You can see most of these sins on display in the trailer for the failed Ben-Hur remake.
Compare this to the original which features a painterly effect of static or gently panning camera angles rather than the video-gamey look of a constantly shifting perspective, fast-cutting, and over-the-top yelling/screaming/fighting.
Note how the original trailer proclaims “See it with your whole family!” whereas the new Ben-Hur seems to have been marketed as a testosterone-laden and blood-laced Fast and the Furious in sandals. Oh, how times have changed.
Perhaps the single most dramatic example of how much sensibilities have changed is the ending of Star Trek: Into Darkness. In classic Trek, Spock losing his cool was reserved for truly exceptional moments. In the Kelvin timeline, emotional Spock is the norm rather than the exception, and we are treated to him yelling “Khaaaan!” and proceeding on an absurd TJ Hooker police chase culminating in a fight worthy of a professional wrestling match, complete with all of the visual stylistic sins I listed earlier.

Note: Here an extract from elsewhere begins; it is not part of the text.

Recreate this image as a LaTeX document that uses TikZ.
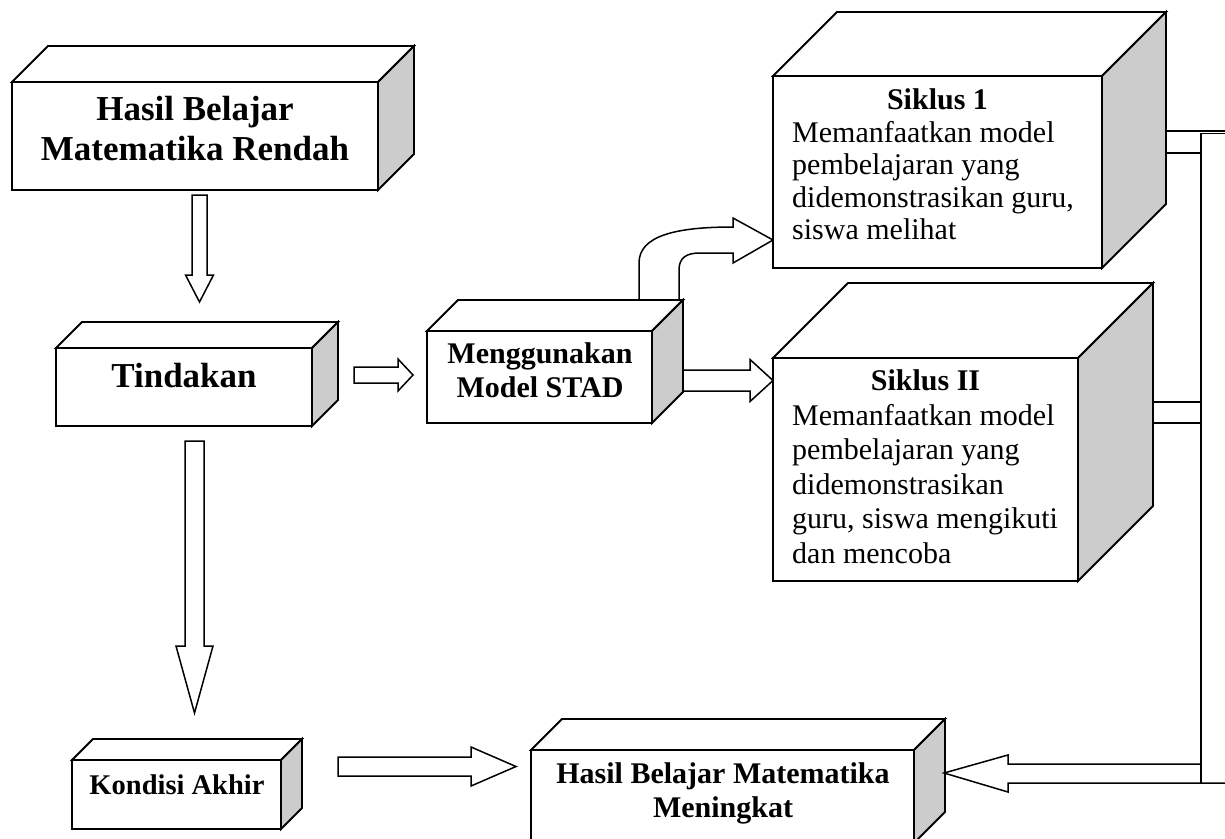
\documentclass[tikz,border=0pt]{standalone}
\usepackage{fontspec}
\setmainfont{Liberation Serif}
\usetikzlibrary{calc}
\definecolor{sidegray}{RGB}{204,204,204}
\tikzset{
  frontbox/.style={draw, line width=1.9pt, fill=white, inner sep=0pt, outer sep=0pt, anchor=north west},
  face/.style={draw, line width=1.9pt, line join=miter},
  blk/.style={draw, line width=1.5pt, fill=white, line join=miter},
  conn/.style={line width=1.5pt},
  bigt/.style={font=\bfseries\fontsize{35}{40}\selectfont, anchor=base, inner sep=0pt},
  midt/.style={font=\bfseries\fontsize{30}{34}\selectfont, anchor=base, inner sep=0pt},
  bodyt/.style={font=\fontsize{30}{34}\selectfont, anchor=base west, inner sep=0pt},
}
% name, x1, y1, x2, y2, depth
\newcommand{\cubebox}[6]{%
  \node[frontbox, minimum width={(#4-#2)*1pt}, minimum height={(#5-#3)*1pt}] (#1) at (#2,#3) {};
  \draw[face, fill=white] (#1.north west) -- ++(#6,-#6) -- ($(#1.north east)+(#6,-#6)$) -- (#1.north east) -- cycle;
  \draw[face, fill=sidegray] (#1.north east) -- ++(#6,-#6) -- ($(#1.south east)+(#6,-#6)$) -- (#1.south east) -- cycle;
}
% start, tip, half shaft, half head, head length
\newcommand{\blockarrow}[5]{%
  \path ($(#2)!#5!(#1)$) coordinate (hb);
  \draw[blk] ($(#1)!#3!90:(#2)$) -- ($(hb)!#3!-90:(#1)$) -- ($(hb)!#4!-90:(#1)$) -- (#2)
    -- ($(hb)!#4!90:(#1)$) -- ($(hb)!#3!90:(#1)$) -- ($(#1)!#3!-90:(#2)$) -- cycle;
}
\begin{document}
\begin{tikzpicture}[x=1pt,y=-1pt]
\useasboundingbox (0,0) rectangle (1225,838);
\clip (0,0) rectangle (1225,838);

% curved arrow STAD -> Siklus 1 (drawn first, box covers its foot)
\draw[blk] (639,301) -- (639,263) .. controls (639,236) and (675,227) .. (733,227)
  -- (733,218) -- (773,240) -- (733,263) -- (733,253) -- (700,253)
  .. controls (686,253) and (679,258) .. (679,270) -- (679,301);

% boxes
\cubebox{hasil}{12}{82}{378}{190}{36}
\cubebox{tindakan}{56}{348}{312}{426}{26}
\cubebox{stad}{427}{331}{652}{423}{31}
\cubebox{siklus1}{773}{76}{1102}{268}{64}
\cubebox{siklus2}{773}{358}{1078}{581}{75}
\cubebox{kondisi}{72}{760}{281}{829}{21}
\cubebox{naik}{531}{750}{914}{843}{31}

% texts
\node[bigt] (th1) at (195,120) {Hasil Belajar};
\node[bigt] (th2) at (195,160) {Matematika Rendah};
\node[bigt] (tt) at (184,387) {Tindakan};
\node[midt] (ts1) at (540,363) {Menggunakan};
\node[midt] (ts2) at (540,397) {Model STAD};
\node[midt, font=\bfseries\fontsize{28.5}{34}\selectfont] (tk) at (177,794) {Kondisi Akhir};
\node[midt] (tn1) at (723,783) {Hasil Belajar Matematika};
\node[midt] (tn2) at (723,817) {Meningkat};

\node[midt] (sa0) at (937.5,109) {Siklus 1};
\node[bodyt] (sa1) at (792,142) {Memanfaatkan model};
\node[bodyt] (sa2) at (792,174.5) {pembelajaran yang};
\node[bodyt] (sa3) at (792,207) {didemonstrasikan guru,};
\node[bodyt] (sa4) at (792,239) {siswa melihat};

\node[midt] (sb0) at (925.5,390) {Siklus II};
\node[bodyt] (sb1) at (792,425) {Memanfaatkan model};
\node[bodyt] (sb2) at (792,459.5) {pembelajaran yang};
\node[bodyt] (sb3) at (792,494) {didemonstrasikan};
\node[bodyt] (sb4) at (792,528.5) {guru, siswa mengikuti};
\node[bodyt] (sb5) at (792,563) {dan mencoba};

% straight block arrows
\coordinate (a1s) at (199.5,195);   \coordinate (a1t) at (199.5,302);
\coordinate (a2s) at (354,375);     \coordinate (a2t) at (413,375);
\coordinate (a3s) at (194.5,441);   \coordinate (a3t) at (194.5,713);
\coordinate (a4s) at (338,766.5);   \coordinate (a4t) at (516,766.5);
\coordinate (a5s) at (683,380.5);   \coordinate (a5t) at (773,380.5);
\blockarrow{a1s}{a1t}{7.5pt}{14pt}{27pt}
\blockarrow{a2s}{a2t}{8pt}{16pt}{15pt}
\blockarrow{a3s}{a3t}{9.5pt}{18.5pt}{67pt}
\blockarrow{a4s}{a4t}{9.5pt}{19.5pt}{45pt}
\blockarrow{a5s}{a5t}{10.5pt}{21pt}{23pt}

% right-hand feedback connector
\coordinate (r1) at (1166,131);  \coordinate (r1e) at (1225,131);
\coordinate (r2) at (1166,153);  \coordinate (r2e) at (1201,153);
\coordinate (rv0) at (1225,133.5); \coordinate (rvt) at (1201,133.5); \coordinate (rvb) at (1201,783);
\coordinate (r3) at (1153,402);  \coordinate (r3e) at (1201,402);
\coordinate (r4) at (1153,423);  \coordinate (r4e) at (1201,423);
\draw[conn] (r1) -- (r1e);
\draw[conn] (r2) -- (r2e);
\draw[conn] (rv0) -- (rvt) -- (rvb);
\draw[conn] (r3) -- (r3e);
\draw[conn] (r4) -- (r4e);
\coordinate (ntip) at (944,773);
\draw[conn, line join=miter] (1201,764) -- (1008,764) -- (1008,755) -- (ntip) -- (1008,792) -- (1008,783) -- (1225,783);
\end{tikzpicture}
\end{document}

To a younger generation brought up with an ethos of more-is-more, who seem to be on the sensory stimulation treadmill imposed by videogames and action/FX laden movies, this approach is welcomed as “not your father’s Star Trek”. But to an old fogie like me, this is setting style over substance: action set-pieces over consistent characterization. Dynamic range is lost. Pacing is lost. Everything is cranked to 11. Lens flare, camera movement, characters yelling, screaming, flailing around, tribal war drums pumping and explosions at 120dB. All sound and fury signifying…nothing. *
- This is what Nick Meyer has to say about the new Star Trek. He’s now working on its return to TV in Star Trek Discovery. We’ll see how many sins of modern style that show winds up committing.